### DATASET EXCERPT

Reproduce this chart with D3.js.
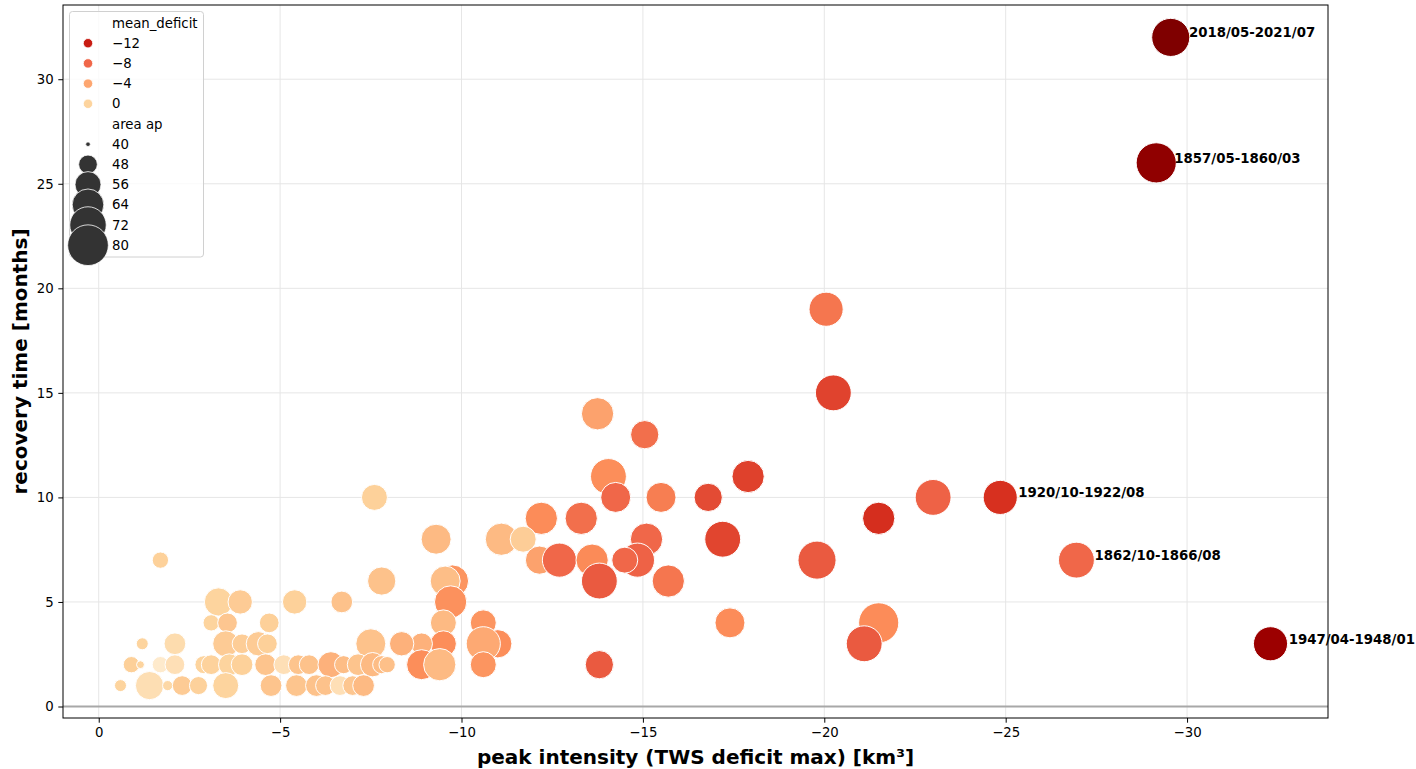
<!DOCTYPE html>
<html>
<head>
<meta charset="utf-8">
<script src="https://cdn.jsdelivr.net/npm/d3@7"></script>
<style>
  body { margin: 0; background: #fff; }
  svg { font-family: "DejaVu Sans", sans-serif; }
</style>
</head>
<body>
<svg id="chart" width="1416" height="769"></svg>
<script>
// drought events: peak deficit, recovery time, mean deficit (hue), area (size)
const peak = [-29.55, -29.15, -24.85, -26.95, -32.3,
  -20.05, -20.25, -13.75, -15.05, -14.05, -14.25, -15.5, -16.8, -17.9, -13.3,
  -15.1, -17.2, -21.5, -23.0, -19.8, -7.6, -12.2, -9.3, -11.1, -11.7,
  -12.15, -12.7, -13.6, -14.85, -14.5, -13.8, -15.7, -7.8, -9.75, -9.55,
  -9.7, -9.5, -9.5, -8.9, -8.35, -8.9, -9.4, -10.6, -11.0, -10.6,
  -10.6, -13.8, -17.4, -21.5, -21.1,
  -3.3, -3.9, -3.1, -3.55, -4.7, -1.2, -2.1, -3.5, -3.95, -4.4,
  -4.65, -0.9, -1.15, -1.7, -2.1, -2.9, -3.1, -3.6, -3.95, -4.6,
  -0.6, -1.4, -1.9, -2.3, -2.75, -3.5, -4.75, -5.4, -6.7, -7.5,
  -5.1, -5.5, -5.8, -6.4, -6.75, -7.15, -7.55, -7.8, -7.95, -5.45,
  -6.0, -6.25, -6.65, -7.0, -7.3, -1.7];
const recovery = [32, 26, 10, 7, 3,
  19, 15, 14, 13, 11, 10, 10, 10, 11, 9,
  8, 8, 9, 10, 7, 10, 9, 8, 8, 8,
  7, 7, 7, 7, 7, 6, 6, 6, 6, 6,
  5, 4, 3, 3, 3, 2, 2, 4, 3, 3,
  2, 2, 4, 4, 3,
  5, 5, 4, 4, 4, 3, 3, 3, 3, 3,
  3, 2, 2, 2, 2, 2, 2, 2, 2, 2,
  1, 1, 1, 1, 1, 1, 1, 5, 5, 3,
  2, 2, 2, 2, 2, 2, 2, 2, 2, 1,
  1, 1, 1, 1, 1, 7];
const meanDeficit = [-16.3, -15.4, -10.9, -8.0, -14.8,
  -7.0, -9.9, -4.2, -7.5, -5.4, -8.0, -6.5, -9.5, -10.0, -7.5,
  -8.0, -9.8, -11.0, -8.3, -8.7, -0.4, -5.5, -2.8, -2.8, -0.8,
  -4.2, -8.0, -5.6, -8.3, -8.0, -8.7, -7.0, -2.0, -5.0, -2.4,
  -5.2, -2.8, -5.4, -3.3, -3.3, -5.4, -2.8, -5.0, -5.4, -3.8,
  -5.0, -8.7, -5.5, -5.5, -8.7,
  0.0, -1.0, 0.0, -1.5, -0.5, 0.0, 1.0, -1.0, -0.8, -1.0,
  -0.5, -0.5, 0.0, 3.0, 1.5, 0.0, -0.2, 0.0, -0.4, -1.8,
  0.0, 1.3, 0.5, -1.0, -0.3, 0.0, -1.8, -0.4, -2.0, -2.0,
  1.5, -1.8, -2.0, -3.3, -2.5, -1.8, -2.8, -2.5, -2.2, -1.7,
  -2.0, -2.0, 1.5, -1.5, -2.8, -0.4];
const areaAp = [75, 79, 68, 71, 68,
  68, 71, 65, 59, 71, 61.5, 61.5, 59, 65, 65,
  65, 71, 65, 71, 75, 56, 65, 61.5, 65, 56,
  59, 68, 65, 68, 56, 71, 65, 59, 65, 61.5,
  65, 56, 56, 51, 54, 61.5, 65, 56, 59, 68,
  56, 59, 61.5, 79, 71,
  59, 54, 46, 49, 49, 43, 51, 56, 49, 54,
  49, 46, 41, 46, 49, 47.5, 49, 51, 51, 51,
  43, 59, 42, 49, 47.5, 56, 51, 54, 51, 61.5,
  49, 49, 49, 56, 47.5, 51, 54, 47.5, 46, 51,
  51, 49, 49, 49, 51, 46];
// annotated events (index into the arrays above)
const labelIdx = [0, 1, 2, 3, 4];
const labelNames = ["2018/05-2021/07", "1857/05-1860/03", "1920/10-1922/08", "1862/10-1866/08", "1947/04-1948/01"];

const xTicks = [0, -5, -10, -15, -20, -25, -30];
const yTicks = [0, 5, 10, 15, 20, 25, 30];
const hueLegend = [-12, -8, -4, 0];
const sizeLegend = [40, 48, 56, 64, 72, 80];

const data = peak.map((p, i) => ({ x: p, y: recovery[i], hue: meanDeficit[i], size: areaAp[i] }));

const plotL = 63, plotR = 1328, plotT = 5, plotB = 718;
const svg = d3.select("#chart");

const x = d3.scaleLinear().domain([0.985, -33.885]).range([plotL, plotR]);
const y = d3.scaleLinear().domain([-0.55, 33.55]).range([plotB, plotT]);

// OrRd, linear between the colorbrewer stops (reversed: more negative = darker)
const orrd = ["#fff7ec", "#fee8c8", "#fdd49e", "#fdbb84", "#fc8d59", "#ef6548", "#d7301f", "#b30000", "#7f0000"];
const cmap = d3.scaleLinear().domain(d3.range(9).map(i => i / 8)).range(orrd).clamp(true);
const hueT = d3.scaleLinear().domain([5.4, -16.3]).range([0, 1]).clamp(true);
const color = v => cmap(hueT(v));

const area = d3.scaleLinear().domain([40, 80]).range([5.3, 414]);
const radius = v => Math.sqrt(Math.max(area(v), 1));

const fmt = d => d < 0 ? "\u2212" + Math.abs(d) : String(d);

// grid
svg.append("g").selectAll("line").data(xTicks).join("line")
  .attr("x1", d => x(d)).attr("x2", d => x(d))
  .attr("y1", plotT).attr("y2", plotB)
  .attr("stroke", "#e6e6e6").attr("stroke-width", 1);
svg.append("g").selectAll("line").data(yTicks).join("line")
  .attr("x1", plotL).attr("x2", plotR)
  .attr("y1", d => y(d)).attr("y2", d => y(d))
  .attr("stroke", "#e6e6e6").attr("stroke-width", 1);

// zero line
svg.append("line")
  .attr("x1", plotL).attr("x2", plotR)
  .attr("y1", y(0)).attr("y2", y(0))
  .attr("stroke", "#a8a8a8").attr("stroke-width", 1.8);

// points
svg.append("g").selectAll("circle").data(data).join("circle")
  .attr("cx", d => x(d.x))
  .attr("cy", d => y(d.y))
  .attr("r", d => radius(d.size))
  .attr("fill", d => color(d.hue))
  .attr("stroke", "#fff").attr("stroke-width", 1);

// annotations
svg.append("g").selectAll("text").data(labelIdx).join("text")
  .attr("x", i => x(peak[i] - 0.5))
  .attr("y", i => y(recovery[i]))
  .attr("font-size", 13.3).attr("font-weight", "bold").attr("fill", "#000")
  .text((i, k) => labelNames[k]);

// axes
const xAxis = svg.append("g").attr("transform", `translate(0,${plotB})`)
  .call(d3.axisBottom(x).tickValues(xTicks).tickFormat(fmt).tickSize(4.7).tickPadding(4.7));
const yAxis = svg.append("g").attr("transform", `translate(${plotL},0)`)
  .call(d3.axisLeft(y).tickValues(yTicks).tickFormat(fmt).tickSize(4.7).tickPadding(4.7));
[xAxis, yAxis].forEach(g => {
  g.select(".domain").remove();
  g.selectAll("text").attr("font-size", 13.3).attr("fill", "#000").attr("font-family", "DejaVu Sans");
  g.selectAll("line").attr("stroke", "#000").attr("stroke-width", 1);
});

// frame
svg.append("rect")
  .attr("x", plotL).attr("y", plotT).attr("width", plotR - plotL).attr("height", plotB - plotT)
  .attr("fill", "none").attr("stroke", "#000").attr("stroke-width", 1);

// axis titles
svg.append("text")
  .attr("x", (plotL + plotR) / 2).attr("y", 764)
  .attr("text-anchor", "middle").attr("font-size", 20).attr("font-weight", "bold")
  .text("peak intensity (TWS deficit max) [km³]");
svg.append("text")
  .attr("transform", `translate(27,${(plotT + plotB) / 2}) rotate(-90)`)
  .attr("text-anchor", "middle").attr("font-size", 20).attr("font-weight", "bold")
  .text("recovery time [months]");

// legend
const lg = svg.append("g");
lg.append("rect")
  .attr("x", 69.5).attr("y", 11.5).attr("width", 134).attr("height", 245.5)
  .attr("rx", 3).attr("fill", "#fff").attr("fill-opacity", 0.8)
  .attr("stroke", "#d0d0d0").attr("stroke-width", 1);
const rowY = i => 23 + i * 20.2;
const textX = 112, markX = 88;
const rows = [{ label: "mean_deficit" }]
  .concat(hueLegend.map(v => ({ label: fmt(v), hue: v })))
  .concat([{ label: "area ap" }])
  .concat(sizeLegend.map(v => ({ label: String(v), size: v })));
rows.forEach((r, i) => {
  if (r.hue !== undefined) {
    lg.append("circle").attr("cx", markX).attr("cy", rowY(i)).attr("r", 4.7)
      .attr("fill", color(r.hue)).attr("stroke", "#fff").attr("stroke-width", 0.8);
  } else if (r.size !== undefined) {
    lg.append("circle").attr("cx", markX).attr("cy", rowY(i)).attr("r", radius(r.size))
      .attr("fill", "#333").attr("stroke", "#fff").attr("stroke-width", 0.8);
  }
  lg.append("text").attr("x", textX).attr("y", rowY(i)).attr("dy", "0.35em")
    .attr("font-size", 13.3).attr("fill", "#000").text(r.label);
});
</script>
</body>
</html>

### DIRECTIVE
Of all the lines above, how many contain the word "chart"? Answer with only the number.

### ANSWER FOR THE TASK
3